The Five-Year Squeeze

September 27, 2016

The Five-Year Squeeze

I have a theory (Yay for everyone and their theories!), and it has a name: The Five-Year Squeeze.

We’ve all heard of the Seven-Year Itch, right? Well, the Five-Year Squeeze is that point in marriage when you start to feel — and wake up to — your financial reality.

This, of course, does not apply to every marriage, but in my extremely scientific and detailed research of asking friends and clients, it’s somewhere around that five-year mark that the average couple feels the impact of their financial choices.

Years One to Five of Marriage

The first five years of marriage seem to go something like this: big wedding; financed honeymoon or vacation to some island in the Caribbean; a leased or financed car; a raise at work (woohoo!); an upgrade in apartment in celebration of said raise; a baby; a mortgage; another leased or financed car; panic.

There may also be a career change or a decision to shift to a single-income household in there somewhere. Does this sound familiar?

For the fortunate couple who has at least one financially-minded party, the Five-Year Squeeze is probably avoided, but for the rest of us, the Five-Year Squeeze serves as a wake-up call to the fact that making financial decisions in the absence of a plan or goals will only get us into trouble.

Why Five Years?

While five years may seem like a long time, it isn’t. When we make a single financial decision, we may not feel the effects of that decision immediately. We also may not feel the entire impact of that decision until it’s within the context of other decisions.

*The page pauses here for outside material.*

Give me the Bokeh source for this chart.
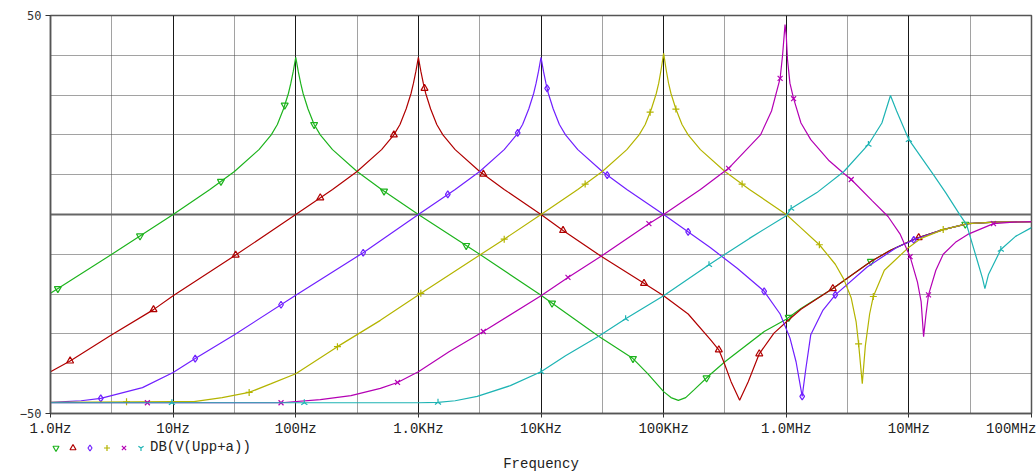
import numpy as np
from bokeh.plotting import figure
from bokeh.layouts import column
from bokeh.models import FixedTicker, Grid, Span, Legend, LegendItem, Label
from bokeh.embed import file_html
from bokeh.resources import INLINE

# ---------------- data (x = log10(frequency / Hz), y = dB) ----------------
green_logf = [0.0, 0.5, 1.0, 1.3, 1.5, 1.7, 1.8, 1.85, 1.9, 1.94, 1.96, 1.98, 2.0, 2.02, 2.04, 2.06, 2.1, 2.15,
              2.2, 2.3, 2.5, 2.7, 3.0, 3.5, 4.0, 4.47, 4.75, 4.87, 5.0, 5.06, 5.12, 5.18, 5.25, 5.38, 5.5, 5.82,
              6.0, 6.12, 6.38, 6.69, 6.85, 7.06, 7.28, 7.48, 7.7, 8.0]
green_db = [-19.8, -10.0, 0.0, 6.3, 10.8, 16.3, 20.0, 22.6, 26.5, 30.4, 33.0, 36.0, 39.5, 36.0, 33.0, 30.4, 26.5, 22.6,
            20.0, 16.3, 10.8, 6.3, 0.0, -10.0, -20.3, -30.6, -36.2, -40.0, -44.5, -46.0, -46.7, -46.0, -44.0, -40.2, -37.0, -29.4,
            -26.3, -23.6, -18.6, -11.8, -9.0, -6.0, -3.8, -2.3, -1.9, -1.8]
green_marks = [0.06, 0.73, 1.39, 1.91, 2.15, 2.72, 3.39, 4.09, 4.75, 5.35, 6.02, 6.69, 7.46]

red_logf = [0.0, 0.16, 0.48, 0.84, 1.0, 1.51, 2.0, 2.3, 2.5, 2.7, 2.8, 2.85, 2.9, 2.94, 2.96, 2.98, 3.0, 3.02, 3.04,
            3.06, 3.1, 3.15, 3.2, 3.3, 3.5, 3.7, 4.0, 4.18, 4.49, 4.84, 5.0, 5.2, 5.38, 5.45, 5.49, 5.55, 5.62, 5.69,
            5.78, 5.9, 6.0, 6.12, 6.38, 6.69, 6.85, 7.06, 7.28, 7.48, 7.7, 8.0]
red_db = [-39.5, -36.8, -30.6, -23.9, -20.4, -10.2, 0.0, 6.3, 10.8, 16.3, 20.0, 22.6, 26.5, 30.4, 33.0, 36.0, 39.5, 36.0, 33.0,
          30.4, 26.5, 22.6, 20.0, 16.3, 10.8, 6.3, 0.0, -4.0, -10.5, -17.3, -20.4, -25.0, -31.4, -34.0, -37.0, -42.0, -46.7, -42.0,
          -35.0, -29.8, -27.0, -23.8, -18.6, -11.8, -9.0, -6.0, -3.8, -2.3, -1.9, -1.8]
red_marks = [0.16, 0.84, 1.51, 2.2, 2.8, 3.05, 3.53, 4.18, 4.84, 5.45, 5.78, 6.38, 7.08]

blue_logf = [0.0, 0.25, 0.41, 0.75, 1.0, 1.18, 1.5, 2.0, 2.55, 3.0, 3.3, 3.5, 3.7, 3.8, 3.85, 3.9, 3.94, 3.96, 3.98,
             4.0, 4.02, 4.04, 4.06, 4.1, 4.15, 4.2, 4.3, 4.5, 4.7, 5.0, 5.38, 5.6, 5.82, 5.95, 6.03, 6.08, 6.13, 6.16,
             6.2, 6.3, 6.4, 6.66, 6.9, 7.06, 7.28, 7.48, 7.7, 8.0]
blue_db = [-47.2, -46.8, -46.2, -43.5, -39.7, -36.2, -30.2, -20.3, -9.6, 0.0, 6.3, 10.8, 16.3, 20.0, 22.6, 26.5, 30.4, 33.0, 36.0,
           39.5, 36.0, 33.0, 30.4, 26.5, 22.6, 20.0, 16.3, 10.8, 6.3, 0.0, -8.3, -13.5, -19.3, -25.0, -31.0, -37.0, -45.7, -38.7,
           -30.2, -24.0, -20.2, -13.2, -8.3, -6.1, -3.8, -2.3, -1.9, -1.8]
blue_marks = [0.41, 1.18, 1.88, 2.55, 3.24, 3.81, 4.05, 4.54, 5.2, 5.82, 6.13, 6.4, 7.04]

yellow_logf = [0.0, 1.0, 1.17, 1.4, 1.62, 1.8, 2.0, 2.34, 2.69, 3.0, 3.7, 4.0, 4.3, 4.5, 4.7, 4.8, 4.85, 4.9, 4.94,
               4.96, 4.98, 5.0, 5.02, 5.04, 5.06, 5.1, 5.15, 5.2, 5.3, 5.5, 5.7, 6.0, 6.1, 6.27, 6.4, 6.47, 6.53, 6.57,
               6.59, 6.62, 6.645, 6.68, 6.71, 6.8, 6.99, 7.1, 7.28, 7.48, 7.7, 8.0]
yellow_db = [-47.2, -47.0, -47.0, -46.0, -44.7, -42.5, -40.0, -33.2, -26.6, -20.2, -6.2, 0.0, 6.3, 10.8, 16.3, 20.0, 22.6, 26.5, 30.4,
             33.0, 36.5, 40.5, 36.5, 33.0, 30.4, 26.5, 22.6, 20.0, 16.3, 10.8, 6.3, 0.0, -2.8, -7.6, -12.5, -16.3, -21.0, -27.0,
             -32.5, -42.5, -33.0, -25.0, -20.6, -14.0, -8.5, -6.0, -3.8, -2.3, -1.9, -1.8]
yellow_marks = [0.62, 1.62, 2.34, 3.02, 3.7, 4.36, 4.89, 5.1, 5.64, 6.27, 6.59, 6.71, 7.28]

magenta_logf = [0.0, 1.0, 1.88, 2.2, 2.45, 2.69, 2.83, 3.0, 3.25, 3.53, 4.0, 4.22, 4.49, 4.88, 5.0, 5.3, 5.53, 5.79,
                5.88, 5.95, 5.97, 5.99, 6.0, 6.01, 6.03, 6.06, 6.12, 6.2, 6.35, 6.47, 6.53, 6.7, 6.83, 6.93, 7.01,
                7.07, 7.1, 7.12, 7.14, 7.16, 7.22, 7.28, 7.38, 7.48, 7.69, 7.85, 8.0]
magenta_db = [-47.3, -47.3, -47.3, -46.5, -45.5, -43.7, -42.2, -39.5, -34.5, -29.4, -20.4, -15.8, -10.5, -2.3, 0.0, 6.3, 11.6, 20.0,
              26.0, 34.2, 40.0, 47.7, 45.0, 39.0, 33.0, 29.1, 23.0, 18.8, 13.5, 10.3, 8.8, 3.5, -0.5, -5.0, -10.6,
              -17.0, -21.9, -30.7, -25.0, -20.2, -14.0, -10.0, -7.0, -5.0, -2.3, -1.9, -1.8]
magenta_marks = [0.79, 1.88, 2.83, 3.53, 4.22, 4.88, 5.53, 5.95, 6.06, 6.53, 7.01, 7.16, 7.69]

cyan_logf = [0.0, 2.0, 3.0, 3.16, 3.3, 3.48, 3.75, 4.0, 4.2, 4.47, 4.69, 5.0, 5.37, 5.7, 6.0, 6.04, 6.25, 6.47, 6.67,
             6.78, 6.85, 6.9, 7.0, 7.2, 7.3, 7.42, 7.47, 7.56, 7.6, 7.62, 7.65, 7.75, 7.87, 8.0]
cyan_db = [-47.3, -47.3, -47.3, -47.2, -46.8, -45.7, -43.0, -39.5, -35.5, -30.6, -26.2, -20.4, -12.6, -6.0, -0.3, 1.5, 5.5, 10.8, 17.6,
           23.0, 29.9, 26.0, 18.8, 10.0, 5.5, -0.3, -2.5, -11.8, -16.0, -18.6, -15.0, -8.8, -5.5, -3.3]
cyan_marks = [0.99, 2.07, 3.16, 4.0, 4.69, 5.37, 6.04, 6.67, 7.0, 7.75]

x_ticks = [1, 10, 100, 1000, 10000, 100000, 1000000, 10000000, 100000000]
x_tick_labels = ["1.0Hz", "10Hz", "100Hz", "1.0KHz", "10KHz", "100KHz", "1.0MHz", "10MHz", "100MHz"]
y_ticks = [-50, 50]
legend_text = "DB(V(Upp+a))"
x_title = "Frequency"

series = [
    (green_logf, green_db, green_marks, "#1DB31D", "inverted_triangle"),
    (red_logf, red_db, red_marks, "#B00000", "triangle"),
    (blue_logf, blue_db, blue_marks, "#7020FF", "diamond"),
    (yellow_logf, yellow_db, yellow_marks, "#B4B400", "cross"),
    (magenta_logf, magenta_db, magenta_marks, "#B400B4", "x"),
    (cyan_logf, cyan_db, cyan_marks, "#1EB4B4", "y"),
]

W = 1036
LEFT, RIGHT = 50, 5
FRAME_W = W - LEFT - RIGHT
p = figure(width=W, height=440, x_axis_type="log", x_range=(1, 1e8), y_range=(-50, 50),
           output_backend="svg", toolbar_location=None,
           min_border_left=LEFT, min_border_right=RIGHT, min_border_top=15, min_border_bottom=27)
p.background_fill_color = "white"
p.border_fill_color = "white"
p.outline_line_color = "#555555"
p.outline_line_width = 1.5

# grids
p.xgrid.ticker = FixedTicker(ticks=x_ticks[1:-1], minor_ticks=[])
p.xgrid.grid_line_color = "#000000"
p.xgrid.grid_line_width = 1
p.xgrid.grid_line_alpha = 0.9
half_dec = [10 ** (k + 0.5) for k in range(8)]
p.add_layout(Grid(dimension=0, ticker=FixedTicker(ticks=half_dec, minor_ticks=[]),
                  grid_line_color="#444444", grid_line_dash="1 1", grid_line_width=1))
p.ygrid.ticker = FixedTicker(ticks=[-40, -30, -20, -10, 10, 20, 30, 40], minor_ticks=[])
p.ygrid.grid_line_color = "#444444"
p.ygrid.grid_line_dash = "1 1"
p.add_layout(Span(location=0, dimension="width", line_color="#666666", line_width=2, level="underlay"))

# axes
p.xaxis.ticker = FixedTicker(ticks=x_ticks, minor_ticks=[])
p.xaxis.major_label_overrides = {t: l for t, l in zip(x_ticks, x_tick_labels)}
p.xaxis.major_label_text_font = "Liberation Mono"
p.xaxis.major_label_text_font_size = "14px"
p.xaxis.major_label_text_color = "#222222"
p.xaxis.major_tick_out = 4
p.xaxis.major_tick_in = 0
p.xaxis.major_label_standoff = 3
p.yaxis.ticker = FixedTicker(ticks=y_ticks, minor_ticks=[])
p.yaxis.major_label_text_font = "DejaVu Sans Mono"
p.yaxis.major_label_text_font_size = "12px"
p.yaxis.major_label_text_color = "#333333"
p.yaxis.major_tick_out = 5
p.yaxis.major_tick_in = 0
p.yaxis.major_label_standoff = 4
for ax in (p.xaxis, p.yaxis):
    ax.axis_line_color = "#555555"
    ax.axis_line_width = 1.5
    ax.major_tick_line_color = "#333333"
    ax.minor_tick_line_color = None

# legend strip below the axis; its frame is aligned with the main frame (pixel-unit ranges)
p2 = figure(width=W, height=35, x_range=(0, FRAME_W), y_range=(0, 35), output_backend="svg",
            toolbar_location=None, x_axis_location=None, y_axis_location=None,
            min_border_left=LEFT, min_border_right=RIGHT, min_border_top=0, min_border_bottom=0)
p2.outline_line_color = None
p2.xgrid.visible = False
p2.ygrid.visible = False
p2.background_fill_color = "white"
p2.border_fill_color = "white"

items = []
for i, (lf, db, mk, col, mtype) in enumerate(series):
    lf = np.array(lf)
    p.line(10 ** lf, db, line_color=col, line_width=1.2)
    mdb = np.interp(mk, lf, db)
    ang = np.pi if mtype == "y" else 0.0
    p.scatter(10 ** np.array(mk), mdb, marker=mtype, size=7, fill_color=None,
              line_color=col, line_width=1.2, angle=ang)
    # legend-only renderer (no visible point)
    r2 = p2.scatter(x=[np.nan], y=[np.nan], marker=mtype, size=7, fill_color=None,
                    line_color=col, line_width=1.2, angle=ang)
    items.append(LegendItem(label=(legend_text if i == len(series) - 1 else ""), renderers=[r2]))

legend = Legend(items=items, orientation="horizontal", location=(-2, 20),
                glyph_width=15, glyph_height=15, label_standoff=2, spacing=0,
                label_width=0, label_height=0,
                padding=0, margin=0, border_line_color=None, background_fill_alpha=0,
                label_text_font="Liberation Mono", label_text_font_size="14px",
                label_text_color="#222222")
p2.add_layout(legend, "center")
p2.add_layout(Label(x=FRAME_W / 2, y=12, text=x_title, text_align="center", text_baseline="middle",
                    text_font="Liberation Mono", text_font_size="14px", text_color="#222222"))

open("out.html", "w").write(file_html(column(p, p2, spacing=0), INLINE))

Celebrating a $2000 raise with an upgrade to a more expensive apartment may seem innocuous, but when that second car lease is added to the mix, or the desire to stay at home instead of paying for childcare kicks in, suddenly the weight of that decision is felt.

When each decision is made in a vacuum, we set ourselves up for having to deal with a big mess later on. Somehow it takes about five years to feel the compound consequences of our decisions.

Avoiding the Five-Year Squeeze

If you are reading this and you have not felt the Five-Year Squeeze yet, great! The antidote is to be intentional in your decisions. And to work together with your spouse. And to set goals.

As Yogi Berra put it, “If you don’t know where you are going, you’ll end up someplace else.” The Five-Year Squeeze is easily avoided by establishing where you want to go financially as a couple — and establishing your “why.”

If you desire to retire early or fund your children’s college education, then those goals will dictate whether you lease a car or opt to pay cash for one and live within your means. You may be tempted to go in a particular direction, but keeping your “why” in mind will color your final decision.

Warn Others

I firmly believe one of the reasons we experience mistakes and challenges is for the benefit of others. Whether it’s for the benefit of our own offspring or the benefit of others we may have the opportunity to influence, our history and our experience serve as lessons.

If you have experienced the Five-Year Squeeze and have successfully moved past it, share your story with that young engaged or newly-married couple you know. Prevention is better than cure so, telling your tale just might help them avoid the mistakes you made.

Would love your thoughts. If married, how far into your marriage did you start to feel a financial squeeze? Do you agree with the Five-Year Squeeze theory?